Over the years, Hella Vegan Eats has operated in many forms: a farmer’s market stand, a food truck, a catering business, and a pop-up restaurant. Meanwhile, Espice and their partner were also evolving; both in their twenties, they began to more fully embrace their queerness and, in Espice’s case, their transness. But while Hella Vegan Eats “definitely became this super weird, bubbly thing,” it couldn’t quite make up for the isolation Espice felt both inside and outside the food industry. .
“I was the only trans person in the art or music scene that I was involved in, and certainly the only trans person visible in both San Francisco or Oakland kitchens,” Espice said. “Now everyone I know in Oakland is trans! Part of me is like, ‘Oh my god, this is so beautiful,’ but I really wish I had a community.”
So it makes sense that much of Espice’s work is rooted in creating intentional spaces for queer and trans people to thrive. Over the past few months, they’ve held several “GayMarts,” featuring live music and local LGBTQ+ creators, and “Trans Skate Parties” that double as fundraisers for organizations like We Are the One. We Been Waiting For, which runs the Arm the Girls campaign and the Trans Youth Equality Foundation. (All of this, of course, is on top of the grueling working hours at Gay4U during a global pandemic.)

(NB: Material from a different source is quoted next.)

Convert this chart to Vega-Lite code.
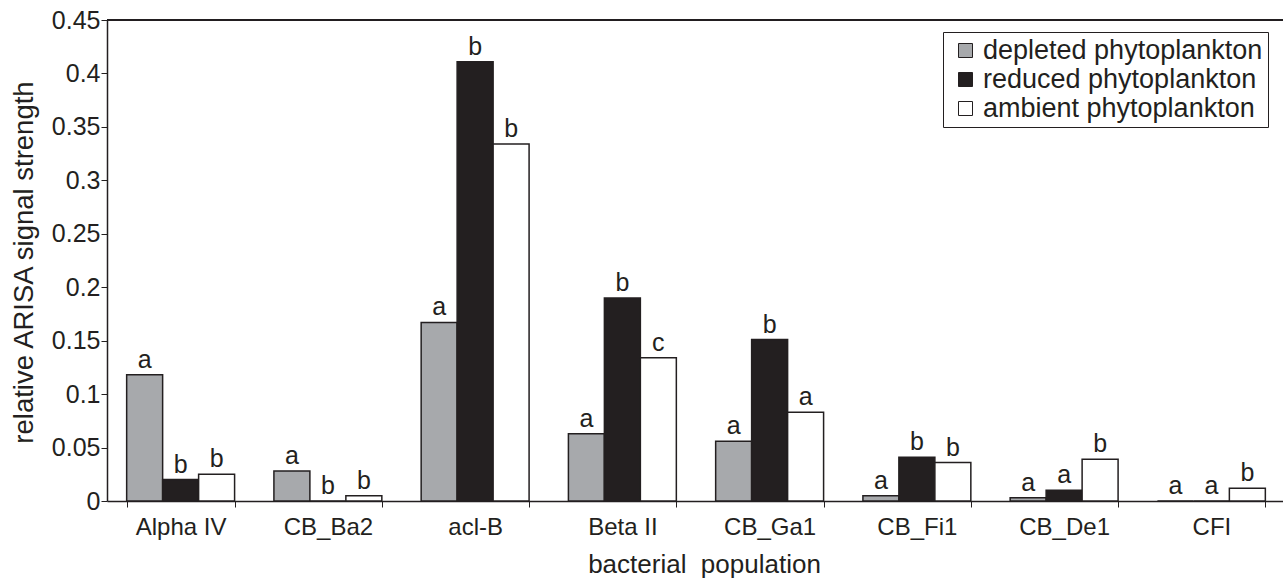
{
  "$schema": "https://vega.github.io/schema/vega-lite/v6.json",
  "width": 1178,
  "height": 481,
  "autosize": {"type": "none"},
  "padding": {"left": 107, "top": 20, "right": 0, "bottom": 78},
  "background": "white",
  "config": {
    "font": "Liberation Sans",
    "view": {"stroke": null},
    "axis": {
      "grid": false,
      "domainColor": "#231f20",
      "domainWidth": 1.5,
      "tickColor": "#231f20",
      "tickWidth": 1,
      "labelColor": "#231f20",
      "titleColor": "#231f20",
      "labelFont": "Liberation Sans",
      "titleFont": "Liberation Sans",
      "titleFontWeight": "normal"
    }
  },
  "data": {
    "values": [
      {"population": "Alpha IV", "treatment": "depleted phytoplankton", "value": 0.118, "letter": "a"},
      {"population": "Alpha IV", "treatment": "reduced phytoplankton", "value": 0.020, "letter": "b"},
      {"population": "Alpha IV", "treatment": "ambient phytoplankton", "value": 0.025, "letter": "b"},
      {"population": "CB_Ba2", "treatment": "depleted phytoplankton", "value": 0.028, "letter": "a"},
      {"population": "CB_Ba2", "treatment": "reduced phytoplankton", "value": 0.0, "letter": "b"},
      {"population": "CB_Ba2", "treatment": "ambient phytoplankton", "value": 0.005, "letter": "b"},
      {"population": "acl-B", "treatment": "depleted phytoplankton", "value": 0.167, "letter": "a"},
      {"population": "acl-B", "treatment": "reduced phytoplankton", "value": 0.411, "letter": "b"},
      {"population": "acl-B", "treatment": "ambient phytoplankton", "value": 0.334, "letter": "b"},
      {"population": "Beta II", "treatment": "depleted phytoplankton", "value": 0.063, "letter": "a"},
      {"population": "Beta II", "treatment": "reduced phytoplankton", "value": 0.190, "letter": "b"},
      {"population": "Beta II", "treatment": "ambient phytoplankton", "value": 0.134, "letter": "c"},
      {"population": "CB_Ga1", "treatment": "depleted phytoplankton", "value": 0.056, "letter": "a"},
      {"population": "CB_Ga1", "treatment": "reduced phytoplankton", "value": 0.151, "letter": "b"},
      {"population": "CB_Ga1", "treatment": "ambient phytoplankton", "value": 0.083, "letter": "a"},
      {"population": "CB_Fi1", "treatment": "depleted phytoplankton", "value": 0.005, "letter": "a"},
      {"population": "CB_Fi1", "treatment": "reduced phytoplankton", "value": 0.041, "letter": "b"},
      {"population": "CB_Fi1", "treatment": "ambient phytoplankton", "value": 0.036, "letter": "b"},
      {"population": "CB_De1", "treatment": "depleted phytoplankton", "value": 0.003, "letter": "a"},
      {"population": "CB_De1", "treatment": "reduced phytoplankton", "value": 0.010, "letter": "a"},
      {"population": "CB_De1", "treatment": "ambient phytoplankton", "value": 0.039, "letter": "b"},
      {"population": "CFI", "treatment": "depleted phytoplankton", "value": 0.0, "letter": "a"},
      {"population": "CFI", "treatment": "reduced phytoplankton", "value": 0.0, "letter": "a"},
      {"population": "CFI", "treatment": "ambient phytoplankton", "value": 0.012, "letter": "b"}
    ]
  },
  "layer": [
    {
      "mark": {"type": "bar", "stroke": "#231f20", "strokeWidth": 1.5},
      "encoding": {
        "x": {
          "field": "population",
          "type": "nominal",
          "sort": ["Alpha IV", "CB_Ba2", "acl-B", "Beta II", "CB_Ga1", "CB_Fi1", "CB_De1", "CFI"],
          "scale": {"paddingInner": 0.267, "paddingOuter": 0.1335},
          "axis": {
            "title": "bacterial\u00a0 population",
            "titleFontSize": 26,
            "titleBaseline": "alphabetic",
            "titleX": 597,
            "titleY": 71,
            "labelAngle": 0,
            "labelFontSize": 24,
            "labelPadding": 8,
            "tickSize": 6,
            "tickBand": "extent"
          }
        },
        "xOffset": {
          "field": "treatment",
          "type": "nominal",
          "sort": ["depleted phytoplankton", "reduced phytoplankton", "ambient phytoplankton"],
          "scale": {"paddingInner": 0, "paddingOuter": 0}
        },
        "y": {
          "field": "value",
          "type": "quantitative",
          "scale": {"domain": [0, 0.45], "nice": false, "zero": true},
          "axis": {
            "title": "relative ARISA signal strength",
            "titleFontSize": 27.5,
            "titleAngle": -90,
            "titleBaseline": "alphabetic",
            "titleAlign": "center",
            "titleX": -75,
            "titleY": 242,
            "values": [0, 0.05, 0.1, 0.15, 0.2, 0.25, 0.3, 0.35, 0.4, 0.45],
            "format": "~g",
            "labelFontSize": 25,
            "labelPadding": 1,
            "tickSize": 6
          }
        },
        "color": {
          "field": "treatment",
          "type": "nominal",
          "sort": ["depleted phytoplankton", "reduced phytoplankton", "ambient phytoplankton"],
          "scale": {
            "domain": ["depleted phytoplankton", "reduced phytoplankton", "ambient phytoplankton"],
            "range": ["#a7a9ac", "#231f20", "#ffffff"]
          },
          "legend": {
            "title": null,
            "orient": "none",
            "legendX": 836,
            "legendY": 12,
            "strokeColor": "#231f20",
            "fillColor": "white",
            "padding": 5,
            "symbolType": "square",
            "symbolSize": 196,
            "symbolStrokeColor": "#231f20",
            "symbolStrokeWidth": 1,
            "symbolOpacity": 1,
            "symbolOffset": 4,
            "labelFontSize": 27,
            "labelColor": "#231f20",
            "labelFont": "Liberation Sans",
            "labelOffset": 4,
            "labelLimit": 400,
            "rowPadding": 1
          }
        }
      }
    },
    {
      "mark": {"type": "text", "baseline": "alphabetic", "align": "center", "dy": -7, "fontSize": 25, "color": "#231f20", "font": "Liberation Sans"},
      "encoding": {
        "x": {"field": "population", "type": "nominal", "sort": ["Alpha IV", "CB_Ba2", "acl-B", "Beta II", "CB_Ga1", "CB_Fi1", "CB_De1", "CFI"]},
        "xOffset": {"field": "treatment", "type": "nominal", "sort": ["depleted phytoplankton", "reduced phytoplankton", "ambient phytoplankton"]},
        "y": {"field": "value", "type": "quantitative"},
        "text": {"field": "letter"}
      }
    },
    {
      "mark": {"type": "rule", "color": "#231f20", "strokeWidth": 1.5},
      "encoding": {
        "y": {"datum": 0.45}
      }
    }
  ]
}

Espice cites Unity Skateboarding as one of the main influences for their work, raving about how founders Jeffrey Cheung and Gabriel Ramirez have “literally changed the world” by supporting and celebrating queer skateboarders. Unity’s community-building efforts — which include hosting queer skate events and distributing skateboards to queer teens and QTPOC — have inspired not only Espice’s trans skate parties, but also their TPOC-eat-free policy. Just as Unity sparked a conversation about homophobia in the world of skating, Espice hopes the free meals can help people talk about the increased transphobia faced by many people of color.

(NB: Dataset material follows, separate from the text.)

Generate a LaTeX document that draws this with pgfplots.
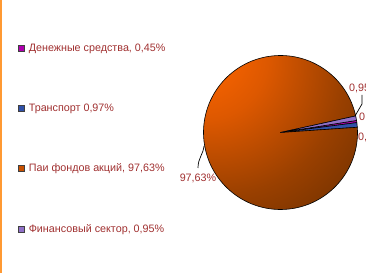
\documentclass[border=0pt]{standalone}
\usepackage{fontspec}
\setmainfont{Liberation Sans}
\usepackage{pgfplots}
\usepackage{pgfplotstable}
\pgfplotsset{compat=1.18}
\definecolor{labelred}{HTML}{A03030}
\definecolor{cmoney}{HTML}{B000B0}
\definecolor{ctrans}{HTML}{3050A8}
\definecolor{cfunds}{HTML}{C85000}
\definecolor{cfin}{HTML}{9070C8}
\definecolor{or1}{HTML}{FF6600}
\definecolor{or2}{HTML}{DD5800}
\definecolor{or3}{HTML}{9A4000}
\definecolor{or4}{HTML}{6A2E00}
\definecolor{frameor}{HTML}{FF9933}
\pgfdeclareradialshading{pieshade}{\pgfpoint{-30bp}{30bp}}{color(0bp)=(or1); color(6bp)=(or1); color(20bp)=(or2); color(38bp)=(or3); color(55bp)=(or4); color(100bp)=(or4)}
\tikzset{
  stmoney/.style={fill=cmoney},
  sttrans/.style={fill=ctrans},
  stfunds/.style={shading=pieshade},
  stfin/.style={fill=cfin},
}
\pgfplotstableread{
key value style
Money 0.45 stmoney
Transport 0.97 sttrans
Funds 97.63 stfunds
Finance 0.95 stfin
}\piedata
\begin{document}
\begin{tikzpicture}
\clip (0,0) rectangle (366bp,273bp);
\begin{axis}[
  width=366bp, height=273bp, scale only axis,
  xmin=0, xmax=366, ymin=0, ymax=273,
  axis lines=none, clip=false,
  legend style={at={(axis cs:18,231.5)}, anchor=north west, draw=none, fill=none,
    font=\fontsize{10.8}{13}\selectfont, text=labelred, row sep=47bp,
    inner sep=0pt, cells={anchor=west}, nodes={inner xsep=4bp}},
  legend image code/.code={\draw[#1, draw=black!75, line width=0.6bp] (0bp,-3bp) rectangle (6bp,3bp);},
]
\addlegendimage{fill=cmoney}
\addlegendentry{Денежные средства, 0,45\%}
\addlegendimage{fill=ctrans}
\addlegendentry{Транспорт 0,97\%}
\addlegendimage{fill=cfunds}
\addlegendentry{Паи фондов акций, 97,63\%}
\addlegendimage{fill=cfin}
\addlegendentry{Финансовый сектор, 0,95\%}
\pgfmathsetmacro\cur{9.0}
\pgfplotsforeachungrouped \i in {0,...,3}{%
  \pgfplotstablegetelem{\i}{value}\of\piedata \let\v\pgfplotsretval
  \pgfplotstablegetelem{\i}{style}\of\piedata \let\s\pgfplotsretval
  \pgfmathsetmacro\nxt{\cur-3.6*\v}%
  \edef\temp{\noexpand\path[\s, draw=black, line width=0.6bp] (axis cs:280.5,140.5) -- ++(\cur:77bp) arc[start angle=\cur, end angle=\nxt, radius=77bp] -- cycle;}%
  \temp
  \global\let\cur\nxt
}
% leader lines
\draw[black, line width=0.7bp] (axis cs:204,127) .. controls (axis cs:203,118) and (axis cs:198,115) .. (axis cs:198,105);
\draw[black, line width=0.7bp] (axis cs:355,157) -- (axis cs:362,169) -- (axis cs:362,178);
% data labels
\begin{scope}[every node/.style={font=\fontsize{10.8}{13}\selectfont, text=labelred, inner sep=0pt}]
\node[anchor=center] at (axis cs:198,95) {97,63\%};
\node[anchor=west] at (axis cs:349,185) {0,95\%};
\node[anchor=west] at (axis cs:359,156) {0,45\%};
\node[anchor=west] at (axis cs:358,136) {0,97\%};
\end{scope}
\draw[frameor, line width=2bp] (axis cs:1,0) -- (axis cs:1,273);
\end{axis}
\end{tikzpicture}
\end{document}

“When you’re a white person, you have all that advantage,” they reflect. “But communities of color aren’t necessarily so soft on trans people, even though their trans people are way more visible, and have been for years and years.” By offering free food specifically to trans people of color, Espice opens the door for customers to think about Why this particular community may need additional resources. There are, of course, many answers to this: LGBTQ+ people of color face compounded discrimination when accessing health care, education, and housing; Black trans people, for example, experience homelessness, poverty and unemployment at rates four to eight times higher than the general population.